Typing Test with Punctuation & Numbers
Plain lowercase word tests flatter everyone. Turn punctuation on and most typists lose 10–20% of their score — which makes the punctuation test the honest one, because real writing is full of commas, capitals, and apostrophes.
Where the lost WPM goes
- Shift coordination. Every capital letter and most symbols need a two-key chord. Typists who Shift with the same hand as the letter (instead of the opposite hand) pay double.
- Sentence starts. The capital after every period is the most frequent punctuation cost in English — period, space, Shift, letter is a four-step sequence you type hundreds of times a day.
- Apostrophes mid-word. "don't", "it's", "you're" interrupt the middle of a word with a right-pinky reach, which is why contractions show up disproportionately in missed-word lists.

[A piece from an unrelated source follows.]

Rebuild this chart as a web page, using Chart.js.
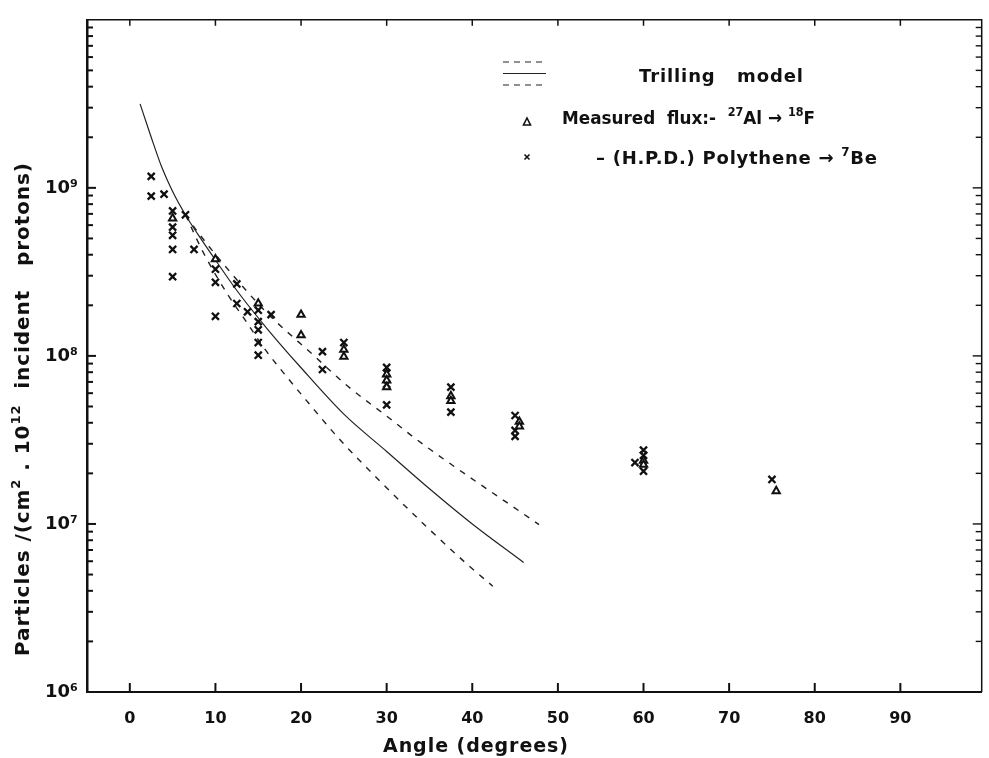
<!DOCTYPE html>
<html lang="en">
<head>
    <meta charset="UTF-8">
    <title>Trilling model</title>
    <style>
        body{ margin:0; background-color:#fff; }
    </style>
</head>
<body>
    <canvas id="grafico" width="989" height="758"></canvas>

    <script src="https://cdn.jsdelivr.net/npm/chart.js"></script>

    <script>
        // Trilling model (angle in degrees, particles per cm2 per 1e12 protons)
        const modelAngle = [1.2, 2.5, 3.75, 5, 6.5, 8, 10, 12.5, 16, 20, 25, 30, 35, 40, 46]
        const modelFlux  = [3.16e9, 2.0e9, 1.32e9, 9.5e8, 6.9e8, 5.25e8, 3.72e8, 2.45e8, 1.46e8, 8.5e7, 4.5e7, 2.7e7, 1.62e7, 1.0e7, 5.9e6]
        const upperAngle = [6.5, 7.6, 11.1, 15.9, 21.35, 25.4, 30.4, 33.5, 47.8]
        const upperFlux  = [6.9e8, 5.75e8, 3.44e8, 1.83e8, 1.02e8, 6.64e7, 4.23e7, 3.18e7, 9.9e6]
        const lowerAngle = [6.5, 8.6, 11.5, 13.6, 15.7, 18.1, 20.8, 24.4, 29.3, 34.5, 39.3, 42.4]
        const lowerFlux  = [6.9e8, 4.11e8, 2.29e8, 1.6e8, 1.11e8, 7.76e7, 5.3e7, 3.23e7, 1.78e7, 9.8e6, 5.82e6, 4.26e6]

        // measured flux, 27Al -> 18F (triangles)
        const alAngle = [5, 10, 15, 20, 20, 25, 25, 30, 30, 30, 37.5, 37.5, 45.5, 45.5, 60, 60, 75.5]
        const alFlux  = [6.59e8, 3.76e8, 2.05e8, 1.76e8, 1.33e8, 1.09e8, 9.9e7, 7.77e7, 7.16e7, 6.52e7, 5.77e7, 5.39e7, 4.06e7, 3.8e7, 2.38e7, 2.25e7, 1.57e7]

        // (H.P.D.) polythene -> 7Be (crosses)
        const beAngle = [2.5, 2.5, 4, 5, 5, 5, 5, 5, 6.5, 7.5, 10, 10, 10, 12.5, 12.5, 13.75, 15, 15, 15, 15, 15, 16.5, 22.5, 22.5, 25, 30, 30, 30, 30, 37.5, 37.5, 45, 45, 45, 59, 60, 60, 60, 75]
        const beFlux  = [1.17e9, 8.93e8, 9.17e8, 7.29e8, 5.84e8, 5.22e8, 4.3e8, 2.96e8, 6.91e8, 4.3e8, 3.28e8, 2.74e8, 1.72e8, 2.68e8, 2.05e8, 1.83e8, 1.87e8, 1.6e8, 1.43e8, 1.2e8, 1.01e8, 1.76e8, 1.06e8, 8.3e7, 1.2e8, 8.54e7, 7.9e7, 6.79e7, 5.11e7, 6.52e7, 4.63e7, 4.42e7, 3.6e7, 3.32e7, 2.32e7, 2.75e7, 2.56e7, 2.06e7, 1.84e7]

        const angleTicks = [0, 10, 20, 30, 40, 50, 60, 70, 80, 90]
        const fluxTicks  = [1e6, 1e7, 1e8, 1e9]
        const fluxTickLabels = ['10⁶', '10⁷', '10⁸', '10⁹']

        const tinta = '#111'
        const fuente = '"DejaVu Sans", sans-serif'

        const puntos = (xs, ys) => xs.map((v, i) => ({x: v, y: ys[i]}))

        // texto con superindices, ajustado a un ancho (espaciado o estrechado)
        function textoRico(ctx, segs, x, y, size, ancho) {
            const f = s => `bold ${s.sup ? Math.round(size * 0.65) : size}px ${fuente}`
            ctx.letterSpacing = '0px'
            let natural = 0, n = 0
            segs.forEach(s => { ctx.font = f(s); natural += ctx.measureText(s.t).width; n += s.t.length })
            let extra = 0, esc = 1
            if (natural < ancho) extra = (ancho - natural) / Math.max(n - 1, 1)
            else esc = ancho / natural
            ctx.save()
            ctx.translate(x, y)
            ctx.scale(esc, 1)
            let cx = 0
            segs.forEach(s => {
                ctx.font = f(s)
                ctx.letterSpacing = '0px'
                const w = ctx.measureText(s.t).width
                ctx.letterSpacing = extra + 'px'
                ctx.fillText(s.t, cx, s.sup ? -size * 0.45 : 0)
                cx += w + extra * s.t.length
            })
            ctx.letterSpacing = '0px'
            ctx.restore()
        }

        const marco = {
            id: 'marco',
            afterDraw(chart) {
                const {ctx, chartArea: a, scales: {x, y}} = chart
                ctx.save()
                ctx.strokeStyle = tinta
                ctx.fillStyle = tinta
                ctx.lineCap = 'butt'

                // top and right edges
                ctx.lineWidth = 1.5
                ctx.beginPath()
                ctx.moveTo(a.left, a.top); ctx.lineTo(a.right, a.top); ctx.lineTo(a.right, a.bottom)
                ctx.stroke()

                // inside ticks on the log axes
                for (let d = 6; d <= 9; d++) {
                    for (let m = 1; m <= 9; m++) {
                        const v = m * Math.pow(10, d)
                        if (v === 1e6) continue
                        const py = y.getPixelForValue(v)
                        const len = m === 1 ? 9 : 6
                        ctx.lineWidth = 2
                        ctx.beginPath(); ctx.moveTo(a.left, py); ctx.lineTo(a.left + len, py); ctx.stroke()
                        ctx.lineWidth = 1.4
                        ctx.beginPath(); ctx.moveTo(a.right, py); ctx.lineTo(a.right - len, py); ctx.stroke()
                    }
                }
                // inside ticks on the angle axes
                angleTicks.forEach(v => {
                    const px = x.getPixelForValue(v)
                    ctx.lineWidth = 2
                    ctx.beginPath(); ctx.moveTo(px, a.bottom); ctx.lineTo(px, a.bottom - 9); ctx.stroke()
                    ctx.lineWidth = 1.5
                    ctx.beginPath(); ctx.moveTo(px, a.top); ctx.lineTo(px, a.top + 6); ctx.stroke()
                })

                // axis titles
                ctx.textBaseline = 'alphabetic'
                textoRico(ctx, [{t: 'Angle (degrees)'}], 383, 752, 19, 185)
                ctx.save()
                ctx.translate(29, 656)
                ctx.rotate(-Math.PI / 2)
                textoRico(ctx, [
                    {t: 'Particles /(cm'}, {t: '2', sup: true}, {t: ' . 10'}, {t: '12', sup: true},
                    {t: '  incident   protons)'}
                ], 0, 0, 20, 493)
                ctx.restore()

                // legend
                ctx.lineWidth = 1.2
                ctx.strokeStyle = '#222'
                ctx.setLineDash([6, 5])
                ctx.beginPath(); ctx.moveTo(503, 62); ctx.lineTo(546, 62); ctx.stroke()
                ctx.beginPath(); ctx.moveTo(503, 85); ctx.lineTo(546, 85); ctx.stroke()
                ctx.setLineDash([])
                ctx.beginPath(); ctx.moveTo(503, 73.5); ctx.lineTo(546, 73.5); ctx.stroke()
                ctx.strokeStyle = tinta

                textoRico(ctx, [{t: 'Trilling   model'}], 639, 82, 18, 164)
                textoRico(ctx, [
                    {t: 'Measured  flux:-  '}, {t: '27', sup: true}, {t: 'Al → '}, {t: '18', sup: true}, {t: 'F'}
                ], 562, 124, 18, 253)
                textoRico(ctx, [
                    {t: '– (H.P.D.) Polythene → '}, {t: '7', sup: true}, {t: 'Be'}
                ], 596, 164, 18, 281)

                // legend markers
                ctx.lineWidth = 1.6
                ctx.beginPath(); ctx.moveTo(527, 118); ctx.lineTo(530.5, 125); ctx.lineTo(523.5, 125); ctx.closePath(); ctx.stroke()
                ctx.beginPath(); ctx.moveTo(524.5, 154.5); ctx.lineTo(529.5, 159.5); ctx.moveTo(529.5, 154.5); ctx.lineTo(524.5, 159.5); ctx.stroke()
                ctx.restore()
            }
        }

        const grafico = new Chart(document.querySelector('#grafico'), {
            type: 'scatter',
            data: {
                datasets: [
                    {
                        label: 'Measured flux 27Al -> 18F',
                        data: puntos(alAngle, alFlux),
                        pointStyle: 'triangle', pointRadius: 4.2, borderWidth: 2,
                        borderColor: tinta, backgroundColor: '#fff'
                    },
                    {
                        label: '(H.P.D.) Polythene -> 7Be',
                        data: puntos(beAngle, beFlux),
                        pointStyle: 'crossRot', pointRadius: 5, borderWidth: 2.3,
                        borderColor: tinta, backgroundColor: tinta
                    },
                    {
                        label: 'Trilling model',
                        data: puntos(modelAngle, modelFlux),
                        showLine: true, pointRadius: 0, borderWidth: 1.2,
                        borderColor: '#222', cubicInterpolationMode: 'monotone'
                    },
                    {
                        label: 'Trilling model upper',
                        data: puntos(upperAngle, upperFlux),
                        showLine: true, pointRadius: 0, borderWidth: 1.4, borderDash: [6, 7],
                        borderColor: '#222', cubicInterpolationMode: 'monotone'
                    },
                    {
                        label: 'Trilling model lower',
                        data: puntos(lowerAngle, lowerFlux),
                        showLine: true, pointRadius: 0, borderWidth: 1.4, borderDash: [6, 7],
                        borderColor: '#222', cubicInterpolationMode: 'monotone'
                    }
                ]
            },
            options: {
                responsive: false,
                animation: false,
                layout: { padding: { top: 10, right: 2, left: 0, bottom: 0 } },
                plugins: { legend: { display: false }, tooltip: { enabled: false } },
                scales: {
                    x: {
                        type: 'linear', min: -5, max: 99.5,
                        afterBuildTicks: s => { s.ticks = angleTicks.map(v => ({value: v})) },
                        afterFit: s => { s.height = 66 },
                        grid: { display: false, drawTicks: false },
                        border: { display: true, color: tinta, width: 2 },
                        ticks: { padding: 17, color: tinta, maxRotation: 0, font: { family: fuente, size: 16, weight: 'bold' } }
                    },
                    y: {
                        type: 'logarithmic', min: 1e6, max: 1e10,
                        afterBuildTicks: s => { s.ticks = fluxTicks.map(v => ({value: v})) },
                        afterFit: s => { s.width = 87 },
                        grid: { display: false, drawTicks: false },
                        border: { display: true, color: tinta, width: 2.5 },
                        ticks: {
                            padding: 9, color: tinta, font: { family: fuente, size: 18, weight: 'bold' },
                            callback: v => fluxTickLabels[fluxTicks.indexOf(v)] || ''
                        }
                    }
                }
            },
            plugins: [marco]
        })
    </script>
</body>
</html>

- The number row. Numbers force your hands off the home row entirely. Even good touch typists often hunt for 5 and 6, the two keys furthest from either index finger.
The marks that cause the most errors
| Mark | Typical error | Fix |
|---|---|---|
| Comma vs period | Hitting one for the other at speed | They belong to different fingers — middle vs ring. Slow drills separate them for good. |
| Apostrophe | Skipping it or breaking rhythm | Type contractions as single memorized units: "dont" is wrong 100% of the time, so practice "don't" as one gesture. |
| Quotes | Forgetting the closing quote | Type both quotes first, then fill — or practice open-content-close as one rhythm. |
| Colon / semicolon | Shift confusion | The semicolon is a home key; the colon is just Shift+home. Drill them back to back. |
| Hyphen | Long reach breaks flow | Assign it firmly to the right pinky and practice "well-known"-style compounds. |
Proper Shift technique
One rule fixes most capitalization pain: always press Shift with the hand opposite the letter. Capital T (left hand letter) takes right Shift; capital P (right hand letter) takes left Shift. Same-hand Shifting contorts your fingers and drags accuracy down at speed. If you learned the same-hand habit, expect one uncomfortable week of retraining — it pays back permanently.
When to make the switch
Practice with punctuation off while you are building basic letter flow. Once you hold roughly 50 WPM on plain words, turn punctuation and capitals on and leave them on — from that point, your plain-word score is a vanity metric. Employer typing tests, emails, and documents all include full punctuation, and the WPM requirements employers quote assume it. Programmers should go one step further: the coding typing test adds brackets and operators on top.
Expect your score to drop the day you switch. It recovers within two to three weeks of daily practice, and your real-world typing — the thing the test exists to measure — comes out faster than before.